_Directions_.
Transcribe the whole listing without a single picture.

_Records to process_.

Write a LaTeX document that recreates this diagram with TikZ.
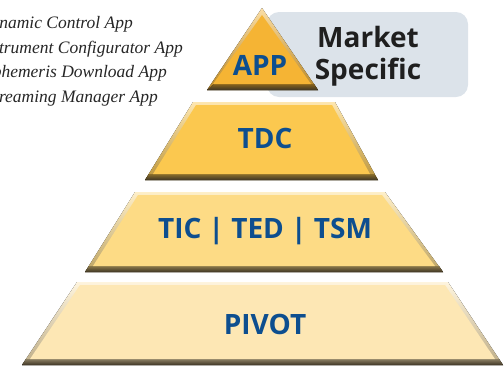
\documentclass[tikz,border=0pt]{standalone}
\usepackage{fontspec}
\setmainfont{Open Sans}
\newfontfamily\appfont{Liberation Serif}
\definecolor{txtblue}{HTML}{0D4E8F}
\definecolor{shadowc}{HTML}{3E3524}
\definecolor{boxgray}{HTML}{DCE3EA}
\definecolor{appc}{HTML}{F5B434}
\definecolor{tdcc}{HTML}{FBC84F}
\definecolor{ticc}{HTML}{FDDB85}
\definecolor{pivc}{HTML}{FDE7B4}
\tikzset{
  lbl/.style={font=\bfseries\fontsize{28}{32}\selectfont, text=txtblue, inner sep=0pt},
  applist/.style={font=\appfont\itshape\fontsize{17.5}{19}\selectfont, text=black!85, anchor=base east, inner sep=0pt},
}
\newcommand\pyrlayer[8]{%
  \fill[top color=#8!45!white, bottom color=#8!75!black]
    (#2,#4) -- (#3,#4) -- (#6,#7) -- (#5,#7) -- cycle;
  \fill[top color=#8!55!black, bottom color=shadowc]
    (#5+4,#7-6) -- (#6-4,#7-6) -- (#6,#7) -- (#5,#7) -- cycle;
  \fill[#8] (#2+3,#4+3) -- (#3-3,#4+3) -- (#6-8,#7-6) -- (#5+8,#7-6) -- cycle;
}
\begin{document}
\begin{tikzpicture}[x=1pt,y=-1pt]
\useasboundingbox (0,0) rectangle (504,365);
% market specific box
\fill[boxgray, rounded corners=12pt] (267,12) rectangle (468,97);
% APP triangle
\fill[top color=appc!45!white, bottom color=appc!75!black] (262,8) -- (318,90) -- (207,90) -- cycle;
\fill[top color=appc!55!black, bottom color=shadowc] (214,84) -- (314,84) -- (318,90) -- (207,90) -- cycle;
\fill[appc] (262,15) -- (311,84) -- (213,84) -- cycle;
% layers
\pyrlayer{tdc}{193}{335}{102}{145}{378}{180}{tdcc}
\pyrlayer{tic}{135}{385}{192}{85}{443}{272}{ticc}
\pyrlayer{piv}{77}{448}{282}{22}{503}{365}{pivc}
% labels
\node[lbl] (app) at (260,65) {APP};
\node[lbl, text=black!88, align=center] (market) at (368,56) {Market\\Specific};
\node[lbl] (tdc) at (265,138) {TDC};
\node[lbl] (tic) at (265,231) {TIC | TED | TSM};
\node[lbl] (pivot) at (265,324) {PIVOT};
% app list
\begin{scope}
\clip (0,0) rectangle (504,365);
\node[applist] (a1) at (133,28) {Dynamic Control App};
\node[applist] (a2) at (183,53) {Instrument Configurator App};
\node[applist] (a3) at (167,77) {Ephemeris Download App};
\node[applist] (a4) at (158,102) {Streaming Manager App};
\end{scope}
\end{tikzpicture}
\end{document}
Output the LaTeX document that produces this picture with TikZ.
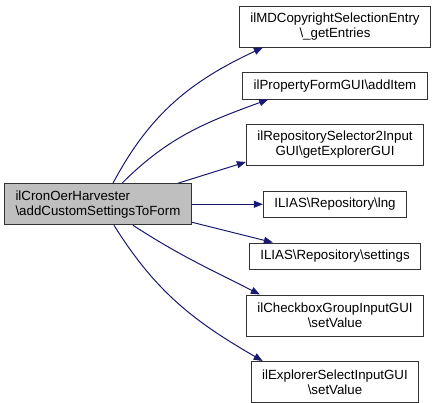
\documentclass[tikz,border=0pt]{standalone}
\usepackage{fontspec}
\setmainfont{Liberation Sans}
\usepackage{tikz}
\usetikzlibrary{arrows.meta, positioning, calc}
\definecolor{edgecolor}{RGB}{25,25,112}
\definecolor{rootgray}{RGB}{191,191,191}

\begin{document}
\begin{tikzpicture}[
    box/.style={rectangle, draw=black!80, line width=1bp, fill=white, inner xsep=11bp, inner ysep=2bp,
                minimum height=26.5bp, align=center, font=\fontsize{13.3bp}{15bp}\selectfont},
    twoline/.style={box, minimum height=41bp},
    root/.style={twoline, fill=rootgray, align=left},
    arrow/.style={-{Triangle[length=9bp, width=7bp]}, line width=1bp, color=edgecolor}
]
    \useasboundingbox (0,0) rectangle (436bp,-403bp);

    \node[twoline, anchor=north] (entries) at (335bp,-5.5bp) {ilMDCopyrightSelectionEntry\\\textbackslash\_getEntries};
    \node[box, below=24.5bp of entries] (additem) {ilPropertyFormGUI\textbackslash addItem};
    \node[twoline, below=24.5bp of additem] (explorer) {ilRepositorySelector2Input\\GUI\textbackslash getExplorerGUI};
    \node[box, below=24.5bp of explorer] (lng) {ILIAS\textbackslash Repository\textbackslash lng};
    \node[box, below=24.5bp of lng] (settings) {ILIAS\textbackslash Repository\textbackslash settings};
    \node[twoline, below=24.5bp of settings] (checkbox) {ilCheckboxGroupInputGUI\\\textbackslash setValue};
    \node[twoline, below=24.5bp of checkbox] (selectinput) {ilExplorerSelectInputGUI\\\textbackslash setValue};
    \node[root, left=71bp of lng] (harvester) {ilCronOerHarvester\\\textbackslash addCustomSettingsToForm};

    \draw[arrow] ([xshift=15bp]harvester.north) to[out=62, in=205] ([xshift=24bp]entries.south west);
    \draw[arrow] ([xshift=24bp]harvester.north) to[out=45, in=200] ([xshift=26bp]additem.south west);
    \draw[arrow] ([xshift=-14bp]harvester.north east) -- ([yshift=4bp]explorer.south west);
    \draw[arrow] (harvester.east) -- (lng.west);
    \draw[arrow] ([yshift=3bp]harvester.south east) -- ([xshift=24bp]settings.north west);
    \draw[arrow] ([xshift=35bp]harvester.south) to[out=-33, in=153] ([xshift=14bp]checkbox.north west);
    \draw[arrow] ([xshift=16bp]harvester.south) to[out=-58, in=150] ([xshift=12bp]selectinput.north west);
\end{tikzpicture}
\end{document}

_Finished task_.
Write a LaTeX document that recreates this diagram with TikZ.
\documentclass[tikz,border=0pt]{standalone}
\usepackage{fontspec}
\setmainfont{Open Sans}
\newfontfamily\appfont{Liberation Serif}
\definecolor{txtblue}{HTML}{0D4E8F}
\definecolor{shadowc}{HTML}{3E3524}
\definecolor{boxgray}{HTML}{DCE3EA}
\definecolor{appc}{HTML}{F5B434}
\definecolor{tdcc}{HTML}{FBC84F}
\definecolor{ticc}{HTML}{FDDB85}
\definecolor{pivc}{HTML}{FDE7B4}
\tikzset{
  lbl/.style={font=\bfseries\fontsize{28}{32}\selectfont, text=txtblue, inner sep=0pt},
  applist/.style={font=\appfont\itshape\fontsize{17.5}{19}\selectfont, text=black!85, anchor=base east, inner sep=0pt},
}
\newcommand\pyrlayer[8]{%
  \fill[top color=#8!45!white, bottom color=#8!75!black]
    (#2,#4) -- (#3,#4) -- (#6,#7) -- (#5,#7) -- cycle;
  \fill[top color=#8!55!black, bottom color=shadowc]
    (#5+4,#7-6) -- (#6-4,#7-6) -- (#6,#7) -- (#5,#7) -- cycle;
  \fill[#8] (#2+3,#4+3) -- (#3-3,#4+3) -- (#6-8,#7-6) -- (#5+8,#7-6) -- cycle;
}
\begin{document}
\begin{tikzpicture}[x=1pt,y=-1pt]
\useasboundingbox (0,0) rectangle (504,365);
% market specific box
\fill[boxgray, rounded corners=12pt] (267,12) rectangle (468,97);
% APP triangle
\fill[top color=appc!45!white, bottom color=appc!75!black] (262,8) -- (318,90) -- (207,90) -- cycle;
\fill[top color=appc!55!black, bottom color=shadowc] (214,84) -- (314,84) -- (318,90) -- (207,90) -- cycle;
\fill[appc] (262,15) -- (311,84) -- (213,84) -- cycle;
% layers
\pyrlayer{tdc}{193}{335}{102}{145}{378}{180}{tdcc}
\pyrlayer{tic}{135}{385}{192}{85}{443}{272}{ticc}
\pyrlayer{piv}{77}{448}{282}{22}{503}{365}{pivc}
% labels
\node[lbl] (app) at (260,65) {APP};
\node[lbl, text=black!88, align=center] (market) at (368,56) {Market\\Specific};
\node[lbl] (tdc) at (265,138) {TDC};
\node[lbl] (tic) at (265,231) {TIC | TED | TSM};
\node[lbl] (pivot) at (265,324) {PIVOT};
% app list
\begin{scope}
\clip (0,0) rectangle (504,365);
\node[applist] (a1) at (133,28) {Dynamic Control App};
\node[applist] (a2) at (183,53) {Instrument Configurator App};
\node[applist] (a3) at (167,77) {Ephemeris Download App};
\node[applist] (a4) at (158,102) {Streaming Manager App};
\end{scope}
\end{tikzpicture}
\end{document}
Output the LaTeX document that produces this picture with TikZ.
\documentclass[tikz,border=0pt]{standalone}
\usepackage{fontspec}
\setmainfont{Liberation Sans}
\usepackage{tikz}
\usetikzlibrary{arrows.meta, positioning, calc}
\definecolor{edgecolor}{RGB}{25,25,112}
\definecolor{rootgray}{RGB}{191,191,191}

\begin{document}
\begin{tikzpicture}[
    box/.style={rectangle, draw=black!80, line width=1bp, fill=white, inner xsep=11bp, inner ysep=2bp,
                minimum height=26.5bp, align=center, font=\fontsize{13.3bp}{15bp}\selectfont},
    twoline/.style={box, minimum height=41bp},
    root/.style={twoline, fill=rootgray, align=left},
    arrow/.style={-{Triangle[length=9bp, width=7bp]}, line width=1bp, color=edgecolor}
]
    \useasboundingbox (0,0) rectangle (436bp,-403bp);

    \node[twoline, anchor=north] (entries) at (335bp,-5.5bp) {ilMDCopyrightSelectionEntry\\\textbackslash\_getEntries};
    \node[box, below=24.5bp of entries] (additem) {ilPropertyFormGUI\textbackslash addItem};
    \node[twoline, below=24.5bp of additem] (explorer) {ilRepositorySelector2Input\\GUI\textbackslash getExplorerGUI};
    \node[box, below=24.5bp of explorer] (lng) {ILIAS\textbackslash Repository\textbackslash lng};
    \node[box, below=24.5bp of lng] (settings) {ILIAS\textbackslash Repository\textbackslash settings};
    \node[twoline, below=24.5bp of settings] (checkbox) {ilCheckboxGroupInputGUI\\\textbackslash setValue};
    \node[twoline, below=24.5bp of checkbox] (selectinput) {ilExplorerSelectInputGUI\\\textbackslash setValue};
    \node[root, left=71bp of lng] (harvester) {ilCronOerHarvester\\\textbackslash addCustomSettingsToForm};

    \draw[arrow] ([xshift=15bp]harvester.north) to[out=62, in=205] ([xshift=24bp]entries.south west);
    \draw[arrow] ([xshift=24bp]harvester.north) to[out=45, in=200] ([xshift=26bp]additem.south west);
    \draw[arrow] ([xshift=-14bp]harvester.north east) -- ([yshift=4bp]explorer.south west);
    \draw[arrow] (harvester.east) -- (lng.west);
    \draw[arrow] ([yshift=3bp]harvester.south east) -- ([xshift=24bp]settings.north west);
    \draw[arrow] ([xshift=35bp]harvester.south) to[out=-33, in=153] ([xshift=14bp]checkbox.north west);
    \draw[arrow] ([xshift=16bp]harvester.south) to[out=-58, in=150] ([xshift=12bp]selectinput.north west);
\end{tikzpicture}
\end{document}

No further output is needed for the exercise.